HAVANA TIMES – A reading of what’s recently happened after the new Family Act was voted in on September 25, featuring some new rights, will say that it was the direct and exclusive result of a struggle fought by the community that benefits from this. But that isn’t true. In Cuba or anywhere else in the world.
Homosexual couples will be able to get married but not only thanks to the historic, legitimate, fierce, and yet still not self-sufficient struggle of sexual minorities for the full recognition and approval of their basic rights. For that reason, it’s becoming more and more important to understand Cuba from a contemporary, global perspective and not from the point of view that it is an exception.
The social system is being pulled at from all angles and the Government navigates latent conflicts, preferably in its own favor: it pressures, drains and equalizes using non-transparent repression. It especially works to split up dissident identities: pitching Blacks against Blacks, gays against gays, indigenous against indigenous, diluting any cross-sectional understanding of politics and, of course, the chance for structural change, that is, awareness of the current economic situation and how it correlates in social groups and classes.
Beyond the libertarian slogans that populate the messianic space of exile from the Castros’ Cuba, a specific interpretation of the dictatorship and Cubans recognizes that rights perforate totalitarianism’s iron gate and that the totalitarian State normally grants rights elusively, if they don’t undermine their control, their idea of government. The totalitarian State isn’t going to admit it’s cracking, and every forced adjustment will be presented as something they themselves choose.
So, why do we have to believe it? Whose interests is it in for us to believe it? Everyone who has a relationship with the totalitarian State, and this includes both those who legitimize it, as well as those who reject it wholeheartedly. That’s because it isn’t a question of rejecting it, but of transcending it.
Political prisoners aren’t abstract entities. The San Isidro Movement or UNPACU aren’t abstract entities. The unprecedented climate of protests isn’t abstract.
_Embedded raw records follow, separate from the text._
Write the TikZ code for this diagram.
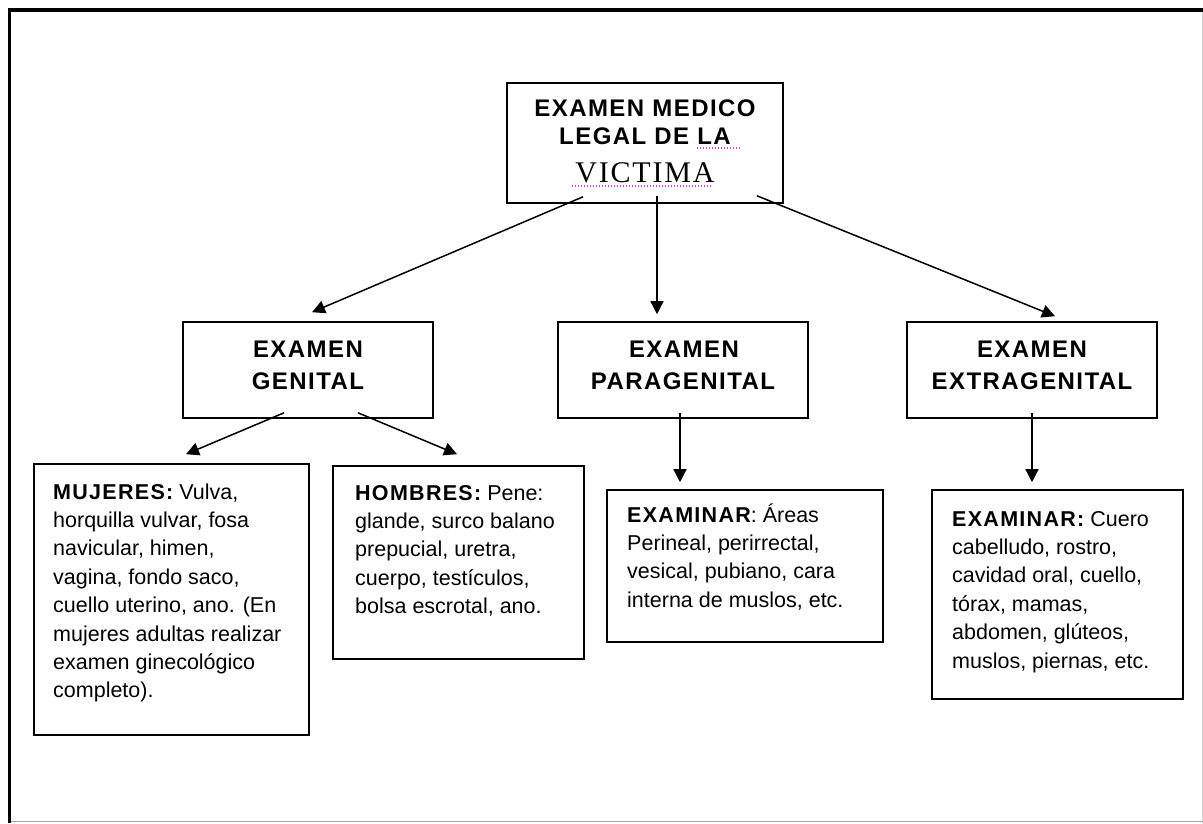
\documentclass[tikz,border=0pt]{standalone}
\usepackage{fontspec}
\setmainfont{Liberation Sans}
\newfontfamily\hfont[LetterSpace=6]{Liberation Sans}
\newfontfamily\sfont[LetterSpace=6]{Liberation Serif}
\usetikzlibrary{arrows.meta}
\definecolor{spell}{HTML}{E040E0}
\tikzset{
  box/.style={draw=black, line width=1.6pt, rectangle, inner sep=0pt},
  head/.style={anchor=base, inner sep=0pt, font=\hfont\bfseries\fontsize{24}{28}\selectfont},
  serifhead/.style={anchor=base, inner sep=0pt, font=\sfont\fontsize{30}{34}\selectfont},
  body/.style={anchor=base west, inner sep=0pt, font=\fontsize{21.5}{28.4}\selectfont},
  arr/.style={line width=1.5pt, -{Triangle[length=13pt,width=13pt]}},
  spellmark/.style={spell, line width=1.3pt, dash pattern=on 1.2pt off 1.8pt},
}
\newcommand\lab[1]{{\hfont\bfseries #1}}
\begin{document}
\begin{tikzpicture}[x=1pt,y=-1pt]
\useasboundingbox (0,0) rectangle (1203,823);
% frame
\draw[line width=1pt, gray!35] (1202,10) -- (1202,823);
\draw[line width=1.2pt, gray!70] (9,821.5) -- (1203,821.5);
\draw[line width=3.5pt, line join=miter] (9.5,823) -- (9.5,10) -- (1203,10);

% boxes
\node[box, minimum width=276pt, minimum height=120pt] (top) at (645,143) {};
\node[box, minimum width=250pt, minimum height=96pt] (gen) at (308,370) {};
\node[box, minimum width=250pt, minimum height=96pt] (para) at (683,370) {};
\node[box, minimum width=250pt, minimum height=96pt] (extra) at (1032,370) {};
\node[box, minimum width=275pt, minimum height=271pt] (muj) at (171.5,599.5) {};
\node[box, minimum width=251pt, minimum height=193pt] (hom) at (458.5,562.5) {};
\node[box, minimum width=276pt, minimum height=152pt] (exp) at (745,566) {};
\node[box, minimum width=251pt, minimum height=209pt] (exe) at (1057.5,594.5) {};

% top box text
\node[head] (t1) at (645,116) {EXAMEN MEDICO};
\node[head] (t2) at (645,144) {LEGAL DE LA};
\node[serifhead] (t3) at (645,182) {VICTIMA};
\draw[spellmark] (697,148) -- (740,148);
\draw[spellmark] (572,186) -- (713,186);

% headings
\node[head] (g1) at (308,357) {EXAMEN};
\node[head] (g2) at (308,389) {GENITAL};
\node[head] (p1) at (684,357) {EXAMEN};
\node[head] (p2) at (683,389) {PARAGENITAL};
\node[head] (e1) at (1032,357) {EXAMEN};
\node[head] (e2) at (1032,389) {EXTRAGENITAL};

% body texts
\node[body] (mujt) at (53,499) {\parbox[t]{250pt}{\raggedright\lab{MUJERES:} Vulva,\\
horquilla vulvar, fosa\\ navicular, himen,\\ vagina, fondo saco,\\ cuello uterino, ano. (En\\
mujeres adultas realizar\\ examen ginecológico\\ completo).}};
\node[body] (homt) at (355,500) {\parbox[t]{230pt}{\raggedright\lab{HOMBRES:} Pene:\\
glande, surco balano\\ prepucial, uretra,\\ cuerpo, testículos,\\ bolsa escrotal, ano.}};
\node[body] (expt) at (627,522) {\parbox[t]{250pt}{\raggedright\lab{EXAMINAR}: Áreas\\
Perineal, perirrectal,\\ vesical, pubiano, cara\\ interna de muslos, etc.}};
\node[body] (exet) at (952,526) {\parbox[t]{230pt}{\raggedright\lab{EXAMINAR:} Cuero\\
cabelludo, rostro,\\ cavidad oral, cuello,\\ tórax, mamas,\\ abdomen, glúteos,\\ muslos, piernas, etc.}};

% connectors
\draw[arr] ([xshift=-62pt,yshift=7pt]top.south) -- ([xshift=4pt,yshift=9pt]gen.north);
\draw[arr] ([xshift=12pt,yshift=8pt]top.south) -- ([xshift=-26pt,yshift=7pt]para.north);
\draw[arr] ([xshift=112pt,yshift=8pt]top.south) -- ([xshift=23pt,yshift=5pt]extra.north);
\draw[arr] ([xshift=-24pt,yshift=6pt]gen.south) -- ([xshift=14.5pt,yshift=9pt]muj.north);
\draw[arr] ([xshift=50pt,yshift=6pt]gen.south) -- ([xshift=-1.5pt,yshift=11pt]hom.north);
\draw[arr] ([xshift=-3pt,yshift=6pt]para.south) -- ([xshift=-65pt,yshift=7pt]exp.north);
\draw[arr] ([xshift=0pt,yshift=6pt]extra.south) -- ([xshift=-25.5pt,yshift=7pt]exe.north);
\end{tikzpicture}
\end{document}
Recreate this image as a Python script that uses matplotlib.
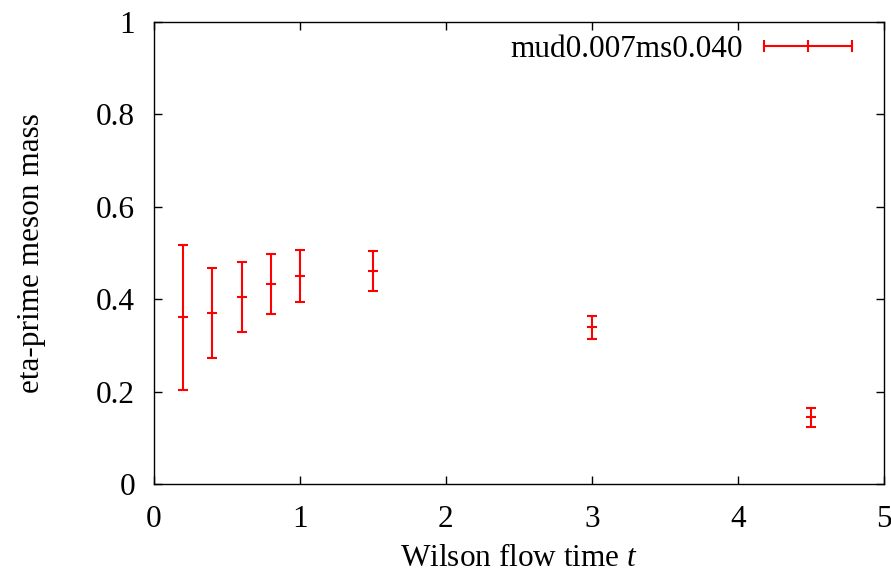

None of this is there just for someone – you – to defend it. They are also there to be expressed themselves.
Political negotiation includes concessions and pacts. Some happen unofficially, in the moment, like now. Many things have been conquered on the street, even if official propaganda isn’t going to admit this (who thought they ever would?), and even though the opposition’s prevailing rhetoric believes that the only thing that can and should be won on the street is overthrowing those in power, and that everything else is a distraction. Regardless of what people who voted “NO” believe, and the people who voted “YES” think, the Family Act has also been passed thanks to the bodies of political prisoners, the people who have had to tragically go into exile, even when these very people don’t see the new Act as a win for themselves.
Cubans live their day-to-day lives swayed by authoritarian rhetoric: they seek it out and find it in Kendall, Lavapies or Calimete. While democracy doesn’t come just from those in power. In fact, you find the least amount of democracy in the Government’s “democratic gestures”; at this time, they are mostly liberal automatisms.
There are ways for a democratic efforts to exist in every transition, even when things come to a grinding halt. The San Isidro movement lived in democracy, to give you an example that I hold dear in my heart. It proved a point, it didn’t pontificate. They didn’t say: “Tomorrow, we’ll all have equal rights,” but rather said: “Well, I’m going to live how I’m supposed to, let’s see how it goes.” There is a group that sacrifices itself, and this gesture also ensures other people’s rights. A political avant-garde.
The bigger picture for humanists is that there aren’t other people rights. If a homosexual person gets married, I can also get married. However, among Cubans, there is a conservative and reactionary discourse that is used as a means to an end, defending political prisoners. It’s scary. Prisoners are also locked behind bars because of everyone else.
Only the perspective of democracy as individual, but also supportive forces, will stop dissident bodies from being revictimized. An ecumenical interpretation of civil commitment (political opinions about manipulated issues don’t matter as they are spun into mad stories, e.g. the embargo, annexation, war, the preservation of socialism, the ideological weight they hold as subjects matters instead), and the convergent understanding of subordinate identities. Likewise, specific achievements, denial, oversight or silence surrounding somebody else’s words and actions, are all authoritarian methods – their education, their mark – and this can be found both among those who voted YES , as well as those who voted NO.
In short: there is no Family Act without the 11J protests because somebody else’s body is paying for my privilege. That’s a historic truth, it’s up you to admit it or not.